All of the data should be repeated exactly; pictures are not part of the copy.

# Excerpted data start

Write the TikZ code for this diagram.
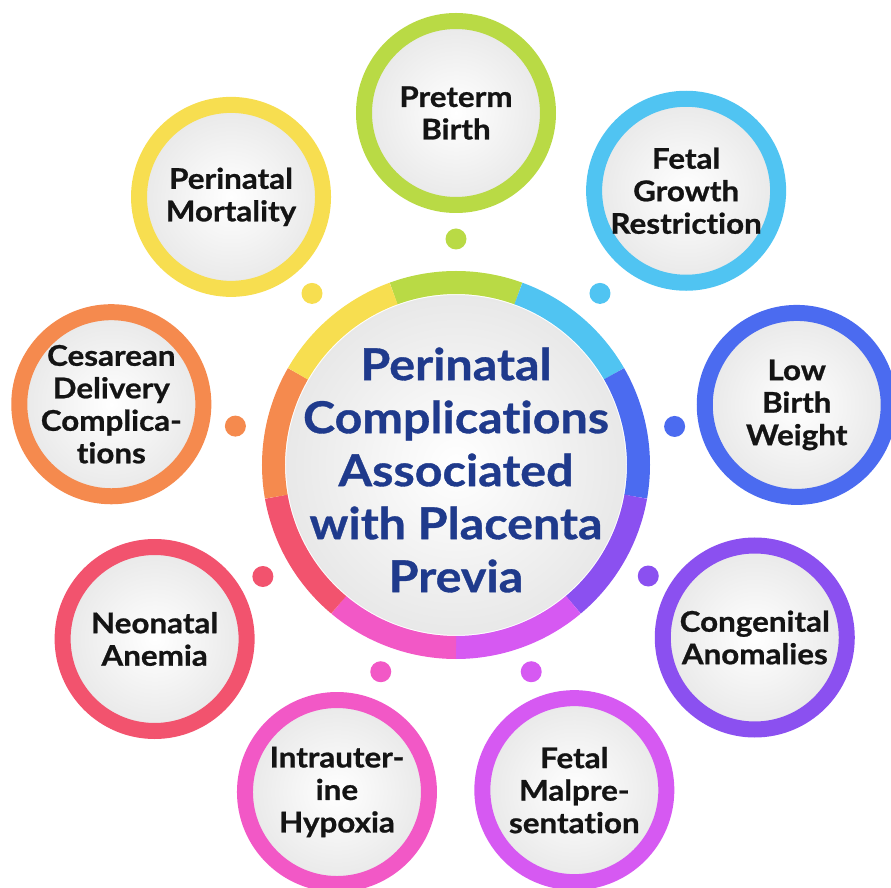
\documentclass[tikz,border=0pt]{standalone}
\usepackage{fontspec}
\setmainfont{Lato}[FakeStretch=1.1, Ligatures={NoCommon,NoRequired,NoContextual,NoRare},
                   RawFeature={-liga;-dlig;-clig}, BoldFeatures={FakeBold=0.8}]
\usetikzlibrary{positioning}

\definecolor{ringgreen}{HTML}{B9DA45}
\definecolor{ringsky}{HTML}{50C4F2}
\definecolor{ringblue}{HTML}{4B6BF0}
\definecolor{ringviolet}{HTML}{8B50F0}
\definecolor{ringorchid}{HTML}{D659F2}
\definecolor{ringpink}{HTML}{F258C6}
\definecolor{ringred}{HTML}{F2536E}
\definecolor{ringorange}{HTML}{F58A4E}
\definecolor{ringyellow}{HTML}{F7DE50}
\definecolor{hubnavy}{HTML}{1F3A8C}
\definecolor{labelblack}{HTML}{141414}

\begin{document}
\begin{tikzpicture}[x=1pt,y=1pt,
                    bubble/.style={circle, minimum size=184pt, inner sep=0pt, line width=16pt,
                                   inner color=white, outer color=black!9, align=center,
                                   font=\bfseries\fontsize{28.5}{32.5}\selectfont, text=labelblack},
                    hub/.style={circle, minimum size=342pt, inner sep=0pt, draw=white, line width=2pt,
                                inner color=white, outer color=black!9},
                    hubtext/.style={align=center, inner sep=0pt,
                                    font=\bfseries\fontsize{44}{53}\selectfont, text=hubnavy},
                    seg/.style={line width=23pt},
                    dot/.style={circle, minimum size=21pt, inner sep=0pt}]

\useasboundingbox (-456,-423) rectangle (435,465);

\node[hub] (hub) at (0,0) {};
\node[hubtext] (title) at ([yshift=-5pt]hub.center) {Perinatal\\Complications\\Associated\\with Placenta\\Previa};

\draw[seg, ringgreen]  (70:182.5)   arc[start angle=70,   end angle=110,  radius=182.5];
\draw[seg, ringsky]    (30:182.5)   arc[start angle=30,   end angle=70,   radius=182.5];
\draw[seg, ringblue]   (-10:182.5)  arc[start angle=-10,  end angle=30,   radius=182.5];
\draw[seg, ringviolet] (-50:182.5)  arc[start angle=-50,  end angle=-10,  radius=182.5];
\draw[seg, ringorchid] (-90:182.5)  arc[start angle=-90,  end angle=-50,  radius=182.5];
\draw[seg, ringpink]   (-130:182.5) arc[start angle=-130, end angle=-90,  radius=182.5];
\draw[seg, ringred]    (-170:182.5) arc[start angle=-170, end angle=-130, radius=182.5];
\draw[seg, ringorange] (150:182.5)  arc[start angle=150,  end angle=190,  radius=182.5];
\draw[seg, ringyellow] (110:182.5)  arc[start angle=110,  end angle=150,  radius=182.5];

\node[bubble, draw=ringgreen]  (preterm)   at (90:352)   {Preterm\\Birth};
\node[bubble, draw=ringsky]    (growth)    at (50:358)   {Fetal\\Growth\\Restriction};
\node[bubble, draw=ringblue]   (lowweight) at (10:346)   {Low\\Birth\\Weight};
\node[bubble, draw=ringviolet] (anomalies) at (-30:345)  {Congenital\\Anomalies};
\node[bubble, draw=ringorchid] (malpres)   at (-70:346)  {Fetal\\Malpre-\\sentation};
\node[bubble, draw=ringpink]   (hypoxia)   at (-110:348) {Intrauter-\\ine\\Hypoxia};
\node[bubble, draw=ringred]    (anemia)    at (-150:348) {Neonatal\\Anemia};
\node[bubble, draw=ringorange] (cesarean)  at (170:350)  {Cesarean\\Delivery\\Complica-\\tions};
\node[bubble, draw=ringyellow] (mortality) at (130:350)  {Perinatal\\Mortality};

\node[dot, fill=ringgreen]  (dpreterm)   at (90:226)   {};
\node[dot, fill=ringsky]    (dgrowth)    at (50:224)   {};
\node[dot, fill=ringblue]   (dlowweight) at (10:222)   {};
\node[dot, fill=ringviolet] (danomalies) at (-30:222)  {};
\node[dot, fill=ringorchid] (dmalpres)   at (-70:220)  {};
\node[dot, fill=ringpink]   (dhypoxia)   at (-110:220) {};
\node[dot, fill=ringred]    (danemia)    at (-150:223) {};
\node[dot, fill=ringorange] (dcesarean)  at (170:224)  {};
\node[dot, fill=ringyellow] (dmortality) at (130:224)  {};

\end{tikzpicture}
\end{document}
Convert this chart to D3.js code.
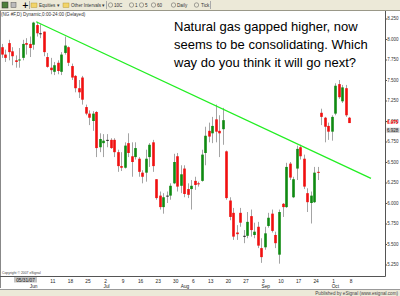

# Excerpted data end

Result of the task>
Write the TikZ code for this diagram.
\documentclass[tikz,border=0pt]{standalone}
\usepackage{fontspec}
\setmainfont{Lato}[FakeStretch=1.1, Ligatures={NoCommon,NoRequired,NoContextual,NoRare},
                   RawFeature={-liga;-dlig;-clig}, BoldFeatures={FakeBold=0.8}]
\usetikzlibrary{positioning}

\definecolor{ringgreen}{HTML}{B9DA45}
\definecolor{ringsky}{HTML}{50C4F2}
\definecolor{ringblue}{HTML}{4B6BF0}
\definecolor{ringviolet}{HTML}{8B50F0}
\definecolor{ringorchid}{HTML}{D659F2}
\definecolor{ringpink}{HTML}{F258C6}
\definecolor{ringred}{HTML}{F2536E}
\definecolor{ringorange}{HTML}{F58A4E}
\definecolor{ringyellow}{HTML}{F7DE50}
\definecolor{hubnavy}{HTML}{1F3A8C}
\definecolor{labelblack}{HTML}{141414}

\begin{document}
\begin{tikzpicture}[x=1pt,y=1pt,
                    bubble/.style={circle, minimum size=184pt, inner sep=0pt, line width=16pt,
                                   inner color=white, outer color=black!9, align=center,
                                   font=\bfseries\fontsize{28.5}{32.5}\selectfont, text=labelblack},
                    hub/.style={circle, minimum size=342pt, inner sep=0pt, draw=white, line width=2pt,
                                inner color=white, outer color=black!9},
                    hubtext/.style={align=center, inner sep=0pt,
                                    font=\bfseries\fontsize{44}{53}\selectfont, text=hubnavy},
                    seg/.style={line width=23pt},
                    dot/.style={circle, minimum size=21pt, inner sep=0pt}]

\useasboundingbox (-456,-423) rectangle (435,465);

\node[hub] (hub) at (0,0) {};
\node[hubtext] (title) at ([yshift=-5pt]hub.center) {Perinatal\\Complications\\Associated\\with Placenta\\Previa};

\draw[seg, ringgreen]  (70:182.5)   arc[start angle=70,   end angle=110,  radius=182.5];
\draw[seg, ringsky]    (30:182.5)   arc[start angle=30,   end angle=70,   radius=182.5];
\draw[seg, ringblue]   (-10:182.5)  arc[start angle=-10,  end angle=30,   radius=182.5];
\draw[seg, ringviolet] (-50:182.5)  arc[start angle=-50,  end angle=-10,  radius=182.5];
\draw[seg, ringorchid] (-90:182.5)  arc[start angle=-90,  end angle=-50,  radius=182.5];
\draw[seg, ringpink]   (-130:182.5) arc[start angle=-130, end angle=-90,  radius=182.5];
\draw[seg, ringred]    (-170:182.5) arc[start angle=-170, end angle=-130, radius=182.5];
\draw[seg, ringorange] (150:182.5)  arc[start angle=150,  end angle=190,  radius=182.5];
\draw[seg, ringyellow] (110:182.5)  arc[start angle=110,  end angle=150,  radius=182.5];

\node[bubble, draw=ringgreen]  (preterm)   at (90:352)   {Preterm\\Birth};
\node[bubble, draw=ringsky]    (growth)    at (50:358)   {Fetal\\Growth\\Restriction};
\node[bubble, draw=ringblue]   (lowweight) at (10:346)   {Low\\Birth\\Weight};
\node[bubble, draw=ringviolet] (anomalies) at (-30:345)  {Congenital\\Anomalies};
\node[bubble, draw=ringorchid] (malpres)   at (-70:346)  {Fetal\\Malpre-\\sentation};
\node[bubble, draw=ringpink]   (hypoxia)   at (-110:348) {Intrauter-\\ine\\Hypoxia};
\node[bubble, draw=ringred]    (anemia)    at (-150:348) {Neonatal\\Anemia};
\node[bubble, draw=ringorange] (cesarean)  at (170:350)  {Cesarean\\Delivery\\Complica-\\tions};
\node[bubble, draw=ringyellow] (mortality) at (130:350)  {Perinatal\\Mortality};

\node[dot, fill=ringgreen]  (dpreterm)   at (90:226)   {};
\node[dot, fill=ringsky]    (dgrowth)    at (50:224)   {};
\node[dot, fill=ringblue]   (dlowweight) at (10:222)   {};
\node[dot, fill=ringviolet] (danomalies) at (-30:222)  {};
\node[dot, fill=ringorchid] (dmalpres)   at (-70:220)  {};
\node[dot, fill=ringpink]   (dhypoxia)   at (-110:220) {};
\node[dot, fill=ringred]    (danemia)    at (-150:223) {};
\node[dot, fill=ringorange] (dcesarean)  at (170:224)  {};
\node[dot, fill=ringyellow] (dmortality) at (130:224)  {};

\end{tikzpicture}
\end{document}
Convert this chart to D3.js code.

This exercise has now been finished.